見た目はまるで卒業アルバム。ズラリと並ぶ、いかにもデキそうな学生の顔、顔、顔。その下には実名と大学名、学部名が載る。そして、学生をクリックすると、今度は学生のインタビュー記事が現れ、彼らのこれまでのやってきたことや、信条などがわかる仕組みだ。
会費を支払った会員企業は、興味を持った就活生に面接を申し込む、説明会に呼ぶなど、自由にアクセスができる。こんな、“逆求人型”のネットサービスが話題になっている。
同サービスを運営するニューインデックス代表取締役社長・津田武(たける)氏は、ガクセンを始めた狙いについてこう語る。

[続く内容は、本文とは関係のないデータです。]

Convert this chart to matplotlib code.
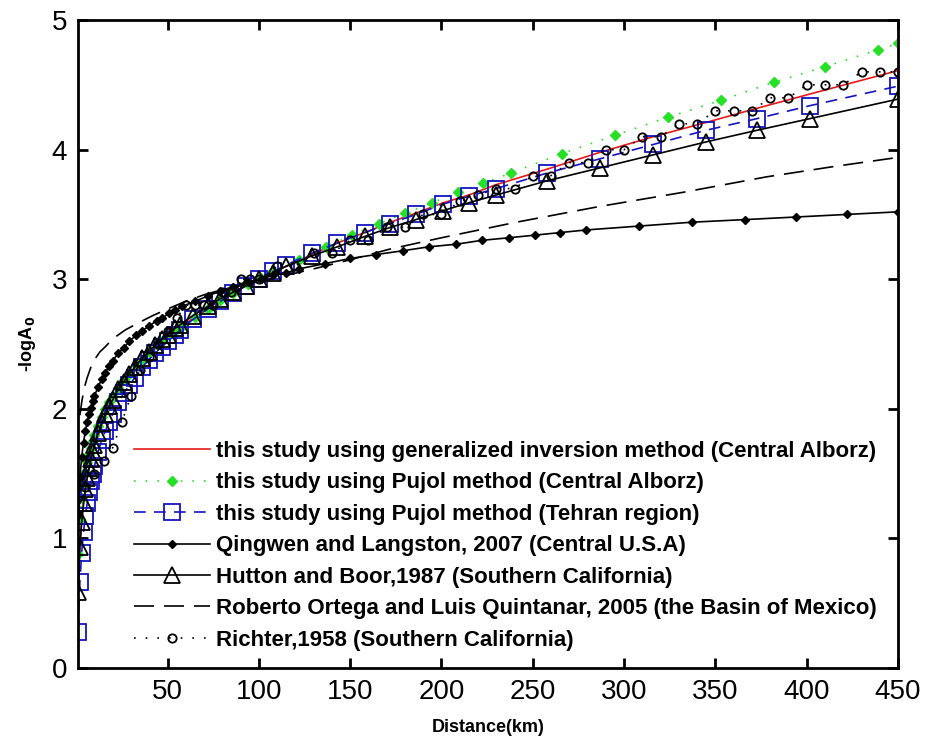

「新卒採用している企業の人事担当者は、就職ナビサイトの扱いに疲れ切っています。大企業は大企業で、1万人以上来る応募をふるいにかけ、面接を仕切るだけでも大変です。また、中小企業は結構な料金を支払っても知名度で大手に負けて、あまり応募が来ない、あるいはやっと優秀な学生を確保しても、最後の最後でほかに取られてしまうなど、悩みは尽きないのです」
●学生専門ヘッドハンターのような新サービス
ガクセンはこうした悩み解決のため、「人事担当者の代わりに人海戦術で、どんな会社も欲しがる優秀な学生を探し抜きます。積極的に活動している学生をご紹介することで、そういった学生を欲しいと考える企業では、人事担当者が学生を選別する手間とコストを削減できます」(津田氏)という。
いわば、“学生専門のヘッドハンター”のようなイメージだ。
確かに、登場するのは学生団体のリーダー、学生新聞の編集長、NPOを立ち上げた学生、学生起業家など、「上位1%」と名乗るにふさわしい学生ばかり。

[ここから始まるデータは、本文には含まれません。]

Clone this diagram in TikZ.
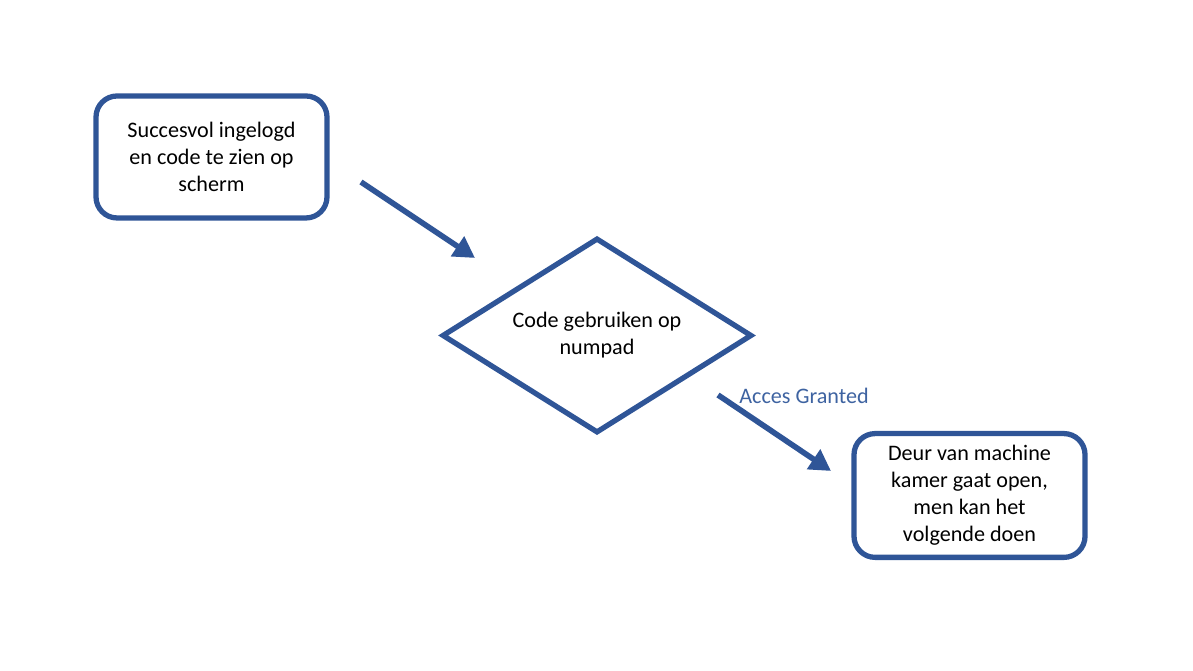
\documentclass[tikz,border=0pt]{standalone}
\usepackage{fontspec}
\setmainfont{Carlito}
\usepackage{tikz}
\usetikzlibrary{shapes.geometric}
\usetikzlibrary{arrows.meta}
\usetikzlibrary{calc}
\definecolor{myBlue}{HTML}{2F5597}
\definecolor{myLabel}{HTML}{3E63A1}
\tikzset{
  stepbox/.style={draw=myBlue, line width=1.5pt, rounded corners=6pt,
    minimum width=2.31cm, minimum height=1.22cm, align=center,
    font=\fontsize{6.3}{7.7}\selectfont},
  choice/.style={draw=myBlue, line width=1.5pt, diamond, aspect=1.6,
    inner sep=0pt, minimum width=3.1cm, minimum height=1.95cm, align=center,
    font=\fontsize{6.3}{7.7}\selectfont},
  flow/.style={draw=myBlue, line width=1.6pt,
    -{Triangle[length=6pt, width=6.5pt]}},
}

\begin{document}
\begin{tikzpicture}

%%%%%%%%%%%%%%%%%%%%%%%%%%%%%%%%%%%%%%%%%%%%%%%%%%%%%%%%%%%%%% Setup
\coordinate (C) at (0, 0);
% just to have nice boundaries to the picture
\useasboundingbox ($(C)$) rectangle ($(C)+(11.93,6.71)$);

%%%%%%%%%%%%%%%%%%%%%%%%%%%%%%%%%%%%%%%%%%%%%%%%%%%%%%%%%%%%%% Nodes
\node[stepbox] (login) at ($(C)+(2.115,5.14)$) {Succesvol ingelogd\\en code te zien op\\scherm};
\node[choice] (code) at ($(C)+(5.97,3.355)$) {Code gebruiken op\\numpad};
\node[stepbox] (door) at ($(C)+(9.695,1.755)$) {Deur van machine\\kamer gaat open,\\men kan het\\volgende doen};

%%%%%%%%%%%%%%%%%%%%%%%%%%%%%%%%%%%%%%%%%%%%%%%%%%%%%%%%%%%%%% Arrows
\coordinate (loginOut) at ($(C)+(3.61,4.89)$);
\coordinate (codeIn) at ($(C)+(4.75,4.13)$);
\coordinate (codeOut) at ($(C)+(7.18,2.76)$);
\coordinate (doorIn) at ($(C)+(8.31,2.00)$);

\draw[flow] (loginOut) -- (codeIn);
\draw[flow] (codeOut) -- (doorIn);
\node[text=myLabel, font=\fontsize{6.3}{7.7}\selectfont] (granted) at ($(C)+(8.04,2.75)$) {Acces Granted};

\end{tikzpicture}
\end{document}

同社はこうした学生を、すでに掲載された学生からの紹介、SNS等による検索、マスコミ掲載記事などにより情報を得てスカウトして、プロのインタビュアーが取材して記事を載せる。
「自分も載せてほしい」という自薦も受け付けるが、そのためには、一項目につき200文字はある質問に10個は答えるエントリーシートが必要となる。それを同社スタッフが見て、目ぼしい学生にインタビューするが、実際に会ってみて、ほかの掲載学生に見劣りするようだと掲載を断ることもあるのだとか。

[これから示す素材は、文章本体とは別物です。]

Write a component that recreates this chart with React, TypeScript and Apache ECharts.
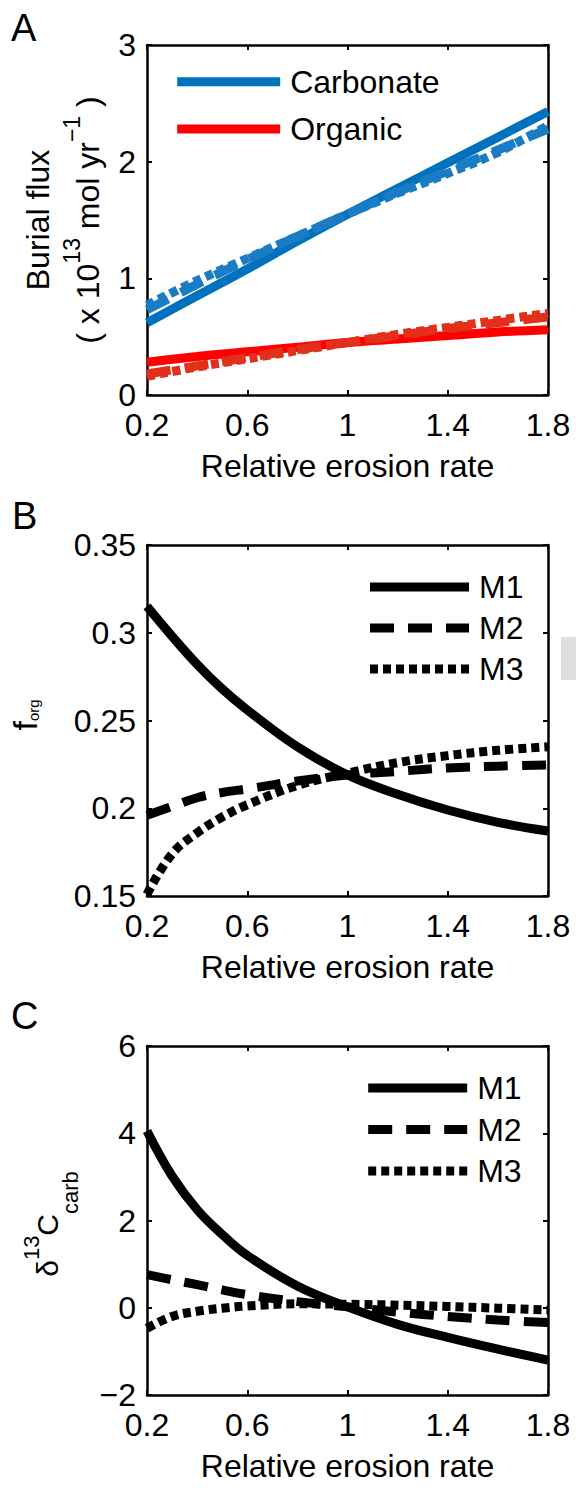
import React, { useEffect, useRef } from 'react';
import * as echarts from 'echarts';

// ---------- data ----------
const xA = [0.2, 0.4, 0.6, 0.8, 1.0, 1.2, 1.4, 1.6, 1.8];
const carbM1 = [0.62, 0.85, 1.08, 1.32, 1.55, 1.77, 1.99, 2.21, 2.43];
const carbM2 = [0.73, 0.95, 1.16, 1.36, 1.55, 1.74, 1.92, 2.1, 2.28];
const carbM3 = [0.77, 0.98, 1.17, 1.36, 1.55, 1.73, 1.9, 2.08, 2.31];
const orgM1 = [0.28, 0.33, 0.37, 0.41, 0.45, 0.48, 0.51, 0.54, 0.56];
const orgM2 = [0.18, 0.25, 0.32, 0.39, 0.45, 0.51, 0.57, 0.62, 0.67];
const orgM3 = [0.16, 0.24, 0.31, 0.38, 0.45, 0.52, 0.58, 0.64, 0.7];

const xB = [0.2, 0.3, 0.4, 0.5, 0.6, 0.8, 1.0, 1.2, 1.4, 1.6, 1.8];
const forgM1 = [0.315, 0.298, 0.282, 0.268, 0.256, 0.235, 0.219, 0.208, 0.199, 0.192, 0.187];
const forgM2 = [0.196, 0.201, 0.206, 0.209, 0.211, 0.2155, 0.219, 0.221, 0.223, 0.224, 0.2247];
const forgM3 = [0.151, 0.174, 0.186, 0.195, 0.202, 0.213, 0.22, 0.226, 0.23, 0.233, 0.235];

const xC = [0.2, 0.3, 0.4, 0.5, 0.6, 0.8, 1.0, 1.2, 1.4, 1.6, 1.8];
const d13M1 = [4.05, 3.02, 2.25, 1.68, 1.2, 0.5, 0.02, -0.38, -0.68, -0.95, -1.2];
const d13M2 = [0.76, 0.64, 0.53, 0.41, 0.3, 0.14, 0.02, -0.1, -0.2, -0.28, -0.34];
const d13M3 = [-0.47, -0.2, -0.08, -0.01, 0.04, 0.09, 0.08, 0.06, 0.03, -0.01, -0.05];

const xTicks = [0.2, 0.6, 1.0, 1.4, 1.8];
const yTicksA = [0, 1, 2, 3];
const yTicksB = [0.15, 0.2, 0.25, 0.3, 0.35];
const yTicksC = [-2, 0, 2, 4, 6];

const legendA = ['Carbonate', 'Organic'];
const legendM = ['M1', 'M2', 'M3'];

// ---------- styles ----------
const FONT = '"Liberation Sans", Arial, Helvetica, sans-serif';
const LW = 9;
const DASH = [24, 14];
const DOT = [8, 5];
const BLUE = '#0072bd';
const BLUE2 = '#1a7cc4';
const RED = '#ff0000';
const RED2 = '#e2301a';

const pairs = (xs: number[], ys: number[]) => xs.map((x, i) => [x, ys[i]]);

const grids = [
  { left: 147, top: 45, width: 401, height: 350 },
  { left: 147, top: 545, width: 401, height: 351 },
  { left: 147, top: 1046, width: 401, height: 349 },
];

const axisLine = { show: true, onZero: false, lineStyle: { color: '#000', width: 2.5 } };
const axisTick = { show: true, inside: true, length: 5, lineStyle: { color: '#000', width: 2 } };

function xAxes(i: number) {
  const base = {
    gridIndex: i,
    type: 'value',
    min: xTicks[0],
    max: xTicks[xTicks.length - 1],
    interval: xTicks[1] - xTicks[0],
    axisLine,
    axisTick,
    splitLine: { show: false },
  };
  return [
    {
      ...base,
      position: 'bottom',
      axisLabel: {
        margin: 14,
        fontSize: 32,
        color: '#000',
        fontFamily: FONT,
        formatter: (v: number) => String(Math.round(v * 10) / 10),
      },
      name: 'Relative erosion rate',
      nameLocation: 'middle',
      nameGap: 55,
      nameTextStyle: { fontSize: 32, color: '#000', fontFamily: FONT },
    },
    { ...base, position: 'top', axisLabel: { show: false } },
  ];
}

function yAxes(i: number, ticks: number[]) {
  const base = {
    gridIndex: i,
    type: 'value',
    min: ticks[0],
    max: ticks[ticks.length - 1],
    interval: Math.round((ticks[1] - ticks[0]) * 1000) / 1000,
    axisLine,
    axisTick,
    splitLine: { show: false },
  };
  return [
    {
      ...base,
      position: 'left',
      axisLabel: {
        margin: 11,
        fontSize: 32,
        color: '#000',
        fontFamily: FONT,
        formatter: (v: number) => String(Math.round(v * 100) / 100).replace('-', '\u2212'),
      },
    },
    { ...base, position: 'right', axisLabel: { show: false } },
  ];
}

function line(name: string, grid: number, xs: number[], ys: number[], color: string, type: any) {
  return {
    name,
    type: 'line',
    xAxisIndex: grid * 2,
    yAxisIndex: grid * 2,
    data: pairs(xs, ys),
    showSymbol: false,
    symbol: 'none',
    smooth: 0.4,
    color,
    lineStyle: { color, width: LW, type, cap: 'butt' },
    emphasis: { disabled: true },
  };
}

function legend(data: string[], left: number, top: number, itemWidth: number, itemGap: number) {
  return {
    data,
    orient: 'vertical',
    left,
    top,
    itemWidth,
    itemHeight: 14,
    itemGap,
    selectedMode: false,
    itemStyle: { color: 'rgba(0,0,0,0)', borderWidth: 0, opacity: 0 },
    lineStyle: { width: LW, cap: 'butt' },
    textStyle: { fontSize: 32, color: '#000', fontFamily: FONT, padding: [0, 0, 0, 5] },
  };
}

export default function App() {
  const ref = useRef<HTMLDivElement>(null);
  useEffect(() => {
    if (!ref.current) return;
    const chart = echarts.init(ref.current, null, { renderer: 'svg' });
    const option: any = {
      animation: false,
      backgroundColor: '#fff',
      grid: grids.map((g) => ({ ...g, outerBoundsMode: 'none', containLabel: false })),
      xAxis: [...xAxes(0), ...xAxes(1), ...xAxes(2)],
      yAxis: [...yAxes(0, yTicksA), ...yAxes(1, yTicksB), ...yAxes(2, yTicksC)],
      legend: [
        legend(legendA, 167.7, 60.7, 103, 15.3),
        legend(legendM, 360.5, 566, 99, 9),
        legend(legendM, 358.7, 1067, 99, 9.5),
      ],
      series: [
        line('Carbonate', 0, xA, carbM1, BLUE, 'solid'),
        line('Organic', 0, xA, orgM1, RED, 'solid'),
        line('Carbonate M2', 0, xA, carbM2, BLUE2, DASH),
        line('Carbonate M3', 0, xA, carbM3, BLUE2, DOT),
        line('Organic M2', 0, xA, orgM2, RED2, DASH),
        line('Organic M3', 0, xA, orgM3, RED2, DOT),
        line('M1', 1, xB, forgM1, '#000', 'solid'),
        line('M2', 1, xB, forgM2, '#000', DASH),
        line('M3', 1, xB, forgM3, '#000', DOT),
        line('M1', 2, xC, d13M1, '#000', 'solid'),
        line('M2', 2, xC, d13M2, '#000', DASH),
        line('M3', 2, xC, d13M3, '#000', DOT),
      ],
      graphic: [
        { type: 'text', x: 11, y: 28, style: { text: 'A', fontSize: 38, fontFamily: FONT, fill: '#000', align: 'left', verticalAlign: 'middle' } },
        { type: 'text', x: 12, y: 516, style: { text: 'B', fontSize: 38, fontFamily: FONT, fill: '#000', align: 'left', verticalAlign: 'middle' } },
        { type: 'text', x: 11, y: 1016, style: { text: 'C', fontSize: 38, fontFamily: FONT, fill: '#000', align: 'left', verticalAlign: 'middle' } },
        {
          type: 'text', x: 38, y: 220, rotation: Math.PI / 2,
          style: { text: 'Burial flux', fontSize: 32, fontFamily: FONT, fill: '#000', align: 'center', verticalAlign: 'middle' },
        },
        {
          type: 'text', x: 88, y: 220, rotation: Math.PI / 2,
          style: {
            text: '{p|( x 10}{s|13}{p| mol yr}{s|\u22121}{p| )}',
            align: 'center', verticalAlign: 'middle', fill: '#000',
            rich: {
              p: { fontSize: 32, fontFamily: FONT, fill: '#000', lineHeight: 56 },
              s: { fontSize: 23, fontFamily: FONT, fill: '#000', verticalAlign: 'top', lineHeight: 23 },
            },
          },
        },
        {
          type: 'text', x: 25, y: 715, rotation: Math.PI / 2,
          style: {
            text: '{p|f}{b|org}',
            align: 'center', verticalAlign: 'middle', fill: '#000',
            rich: {
              p: { fontSize: 34, fontFamily: FONT, fill: '#000', lineHeight: 32 },
              b: { fontSize: 15, fontFamily: FONT, fill: '#000', verticalAlign: 'bottom', lineHeight: 15 },
            },
          },
        },
        {
          type: 'text', x: 47, y: 1224, rotation: Math.PI / 2,
          style: {
            text: '{p|\u03b4}{s|13}{p|C}{b|carb}',
            align: 'center', verticalAlign: 'middle', fill: '#000',
            rich: {
              p: { fontSize: 30, fontFamily: FONT, fill: '#000', lineHeight: 53 },
              s: { fontSize: 22, fontFamily: FONT, fill: '#000', verticalAlign: 'top', lineHeight: 22 },
              b: { fontSize: 22, fontFamily: FONT, fill: '#000', verticalAlign: 'bottom', lineHeight: 22, height: 7 },
            },
          },
        },
        { type: 'rect', shape: { x: 561, y: 637, width: 15, height: 43 }, style: { fill: '#dedede' } },
      ],
    };
    chart.setOption(option);
    return () => chart.dispose();
  }, []);
  return <div ref={ref} style={{ position: 'absolute', left: 0, top: 0, width: 576, height: 1492 }} />;
}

しかし、同サイトに載るような上位1%の学生は、自ら積極的に就活し、内定を10個も20個も勝ち取ってくる、もともと優秀な人たちのはず。彼らにとって、ガクセンに掲載されるメリットはあるのか?
「優秀な学生の間では、ガクセンに載ることがブランドになりつつあります。また、優秀な学生の中には、業種にはさほどこだわらず経営幹部候補生として、事業改革やマネージメントをやりたいと思っている人も多いので、自分が思いもかけなかった企業からオファーをもらうことが新鮮な発見になっている」(同)
●多様化進む就活
現在、ガクセンに掲載された学生にアプローチできる会員企業は、東証一部上場企業から中小企業まで、規模や業種はさまざまで、サービスを開始して2年が経過し、実際にマッチングした例も出ているという。
「ある優秀な文系学生が、理系の間では有名でも文系の間では知名度がさほどではない優良なIT企業から面接を申し込まれ、来年4月の入社が決定するなど、実績が出始めています」(同)
学生が企業にエントリーするのではなく、企業がエントリーして学生にオファーを出す「逆求人型就活」は、今後の一つのムーブメントとなりそうだ。
「就活は多様化の時代に入っていると考えています。優秀層は、通常のエントリー型に加え、我が社のような逆求人型、インターンシップを併用する等、あらゆる手段を用いて就職の選択肢を増やします。その中から、自分にふさわしい仕事を選ぶ時代になりつつあります」(同)
できる学生と平凡な学生の勝負は、就活解禁前についている――。そんな時代が到来しつつあるようだ。